One other thing we have is how we point out communities and locations on the way.  Back home, Apsey Brook was at the end of the road, so we of course had to go “up” the road to go anywhere, and everyone knew coming from that direction you were coming up.  A confusing side effect of this was that Snook’s Harbour meets at the bottom of three hills or grades, and so that portion is of course named “bottom”.  It was always amusing to see CFAs (come from aways) confusion when we said we were going up to bottom.  Of course, since the road took a 90 degree turn there, we had to go “over” to Elliott’s Cove.

Going to school was down to Hickman’s, and if we went shopping we went up to Clarenville. It all makes perfect sense, no?  Then again we also had to deal with going out the arm, out the sound, in to town, and so on and so on.  Yet we all knew which was which, and if someone got it backwards (like maybe me now, is it out to town? or in? I keep forgetting?) god help them for the fun making about to be heaped on them.

Anyway, was always fun to head up to bottom and play ball, and then run over to the store to get a snack.  If you get a chance, pick me up something while you’re over :).

Random Island Industry

UPDATE: Just found a link with some history of the Milton Brickyard, and comments on our own at clarenville.newfoundland.ws

Snook's Harbour Brickyard (Photo by Eric Cooper)

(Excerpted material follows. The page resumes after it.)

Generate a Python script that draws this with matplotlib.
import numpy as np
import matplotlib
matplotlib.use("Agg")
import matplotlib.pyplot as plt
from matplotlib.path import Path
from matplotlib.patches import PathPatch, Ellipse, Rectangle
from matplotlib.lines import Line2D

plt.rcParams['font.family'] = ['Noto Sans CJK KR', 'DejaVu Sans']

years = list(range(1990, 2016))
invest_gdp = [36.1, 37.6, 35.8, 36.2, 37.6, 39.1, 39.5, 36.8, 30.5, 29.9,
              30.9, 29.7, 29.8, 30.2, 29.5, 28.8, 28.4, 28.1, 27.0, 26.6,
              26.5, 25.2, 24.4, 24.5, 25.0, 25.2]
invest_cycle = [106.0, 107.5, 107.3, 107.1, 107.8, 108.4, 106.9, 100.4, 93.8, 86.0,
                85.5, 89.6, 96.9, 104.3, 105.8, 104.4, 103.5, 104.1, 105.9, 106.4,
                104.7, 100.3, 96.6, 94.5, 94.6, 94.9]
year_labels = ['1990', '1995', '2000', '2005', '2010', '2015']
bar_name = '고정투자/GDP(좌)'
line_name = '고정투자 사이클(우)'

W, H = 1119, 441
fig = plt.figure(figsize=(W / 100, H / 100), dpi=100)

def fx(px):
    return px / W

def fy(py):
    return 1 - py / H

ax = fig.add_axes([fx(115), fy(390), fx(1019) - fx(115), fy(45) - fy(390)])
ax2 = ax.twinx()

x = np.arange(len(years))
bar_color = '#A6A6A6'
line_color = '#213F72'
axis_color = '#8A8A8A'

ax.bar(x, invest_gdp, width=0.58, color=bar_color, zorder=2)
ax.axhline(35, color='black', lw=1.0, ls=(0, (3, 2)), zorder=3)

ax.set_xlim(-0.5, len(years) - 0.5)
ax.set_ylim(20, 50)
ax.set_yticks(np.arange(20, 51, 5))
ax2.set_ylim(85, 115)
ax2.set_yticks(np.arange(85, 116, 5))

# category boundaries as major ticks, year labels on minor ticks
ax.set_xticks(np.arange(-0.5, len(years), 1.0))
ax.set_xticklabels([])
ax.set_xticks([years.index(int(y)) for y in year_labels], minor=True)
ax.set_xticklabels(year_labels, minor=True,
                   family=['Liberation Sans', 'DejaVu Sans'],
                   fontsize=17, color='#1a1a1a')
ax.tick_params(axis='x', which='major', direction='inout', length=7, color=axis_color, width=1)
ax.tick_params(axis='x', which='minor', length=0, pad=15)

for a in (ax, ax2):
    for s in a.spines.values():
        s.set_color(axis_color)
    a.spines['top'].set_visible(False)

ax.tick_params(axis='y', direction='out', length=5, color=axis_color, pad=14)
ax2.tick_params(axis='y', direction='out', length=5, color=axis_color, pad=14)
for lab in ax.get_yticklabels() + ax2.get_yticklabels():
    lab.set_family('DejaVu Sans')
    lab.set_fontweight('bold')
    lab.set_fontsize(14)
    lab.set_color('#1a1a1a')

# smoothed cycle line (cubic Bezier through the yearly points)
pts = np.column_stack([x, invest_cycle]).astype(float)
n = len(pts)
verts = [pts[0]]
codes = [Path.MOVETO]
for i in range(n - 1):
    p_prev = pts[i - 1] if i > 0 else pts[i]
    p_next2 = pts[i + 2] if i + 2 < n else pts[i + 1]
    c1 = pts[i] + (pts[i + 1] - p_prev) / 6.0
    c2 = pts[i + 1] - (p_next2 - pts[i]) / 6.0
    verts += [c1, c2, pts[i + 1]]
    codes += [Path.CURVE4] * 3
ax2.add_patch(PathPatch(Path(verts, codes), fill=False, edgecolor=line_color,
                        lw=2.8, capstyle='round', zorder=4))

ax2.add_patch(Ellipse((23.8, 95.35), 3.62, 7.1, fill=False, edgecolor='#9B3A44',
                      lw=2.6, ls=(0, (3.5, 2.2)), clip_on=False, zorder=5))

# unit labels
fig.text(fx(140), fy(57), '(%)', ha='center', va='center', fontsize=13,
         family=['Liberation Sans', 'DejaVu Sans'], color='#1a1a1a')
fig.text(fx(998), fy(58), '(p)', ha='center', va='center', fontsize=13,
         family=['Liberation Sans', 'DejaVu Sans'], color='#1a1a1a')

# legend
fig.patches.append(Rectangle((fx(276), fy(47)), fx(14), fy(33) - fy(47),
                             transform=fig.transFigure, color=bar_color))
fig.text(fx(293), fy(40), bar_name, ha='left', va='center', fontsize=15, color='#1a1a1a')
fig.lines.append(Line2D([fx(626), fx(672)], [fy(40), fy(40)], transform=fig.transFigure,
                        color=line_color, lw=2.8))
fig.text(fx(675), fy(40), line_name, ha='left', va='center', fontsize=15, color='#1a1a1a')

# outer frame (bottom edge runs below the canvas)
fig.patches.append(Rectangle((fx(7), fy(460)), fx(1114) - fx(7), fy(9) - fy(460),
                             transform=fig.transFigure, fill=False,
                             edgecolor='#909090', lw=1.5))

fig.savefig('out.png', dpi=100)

Snook’s Harbour Brickyard (Photo by Eric Cooper)

I’m sure many of the younger generation on the island are in the dark about the fact that in past years, there were, if not thriving, at least operating businesses, making use of local products.  Yes, many many people had sawmills and some even operated as a going concern till recently at least, and I’m sure I’ll talk more about mills later.  But back in the early 1900’s up till the early 50’s there were for a time two brickyards on the island, one in Elliott’s Cove and one in Snook’s Harbour.

I remember Dad telling me about his first job being at the brickyard, 10 cents an hour for 10 hour days.  Back in those days the owner was as much your bank as your employer too, Dad also told me the story of wanting a bike, so rather than actually buying it, his boss Uncle At Smith got it for him out of his wages.

The brickyard supplied brick for all the locals, I know our well was lined with brick from Snook’s Harbour, and our chimney was made from it as well.  Looking closely at the picture you can see shards of brick amongst the snow on the shore (yes I know its hard not to look at the view, see how tough we had it scenery wise?).

When I was younger it was easy to find full bricks, maybe slightly imperfect scattered on the shore with the Smith name stamped in them.  I had one as a kind of souvenir in our house back home, wish I had thought to keep it now, those keepsakes mean more as you get older I find. There were also remnants of equipment to be seen.  I’m sure more of this has washed away or grown over over the years.

The Snook’s Harbour brickyard area was also home to some people, I’m not sure it it ever had a name as a community, but there is a small graveyard near there.  I’m sure someone reading can give me more details (and I’ll try to look them up later).  I’ll update this if I ever get info.

View from Brickyard Area (Picture by Eric Cooper)

View from Brickyard Area (Picture by Eric Cooper)

Elliott’s Cove brickyard too had remnants, but were harder to find as that yard closed much earlier.  I’m sure its still worth a visit to the curious or nostalgic though.  Adding another view from the Snook’s Harbour brickyard here, just because.  Enjoy the view, and thanks Eric!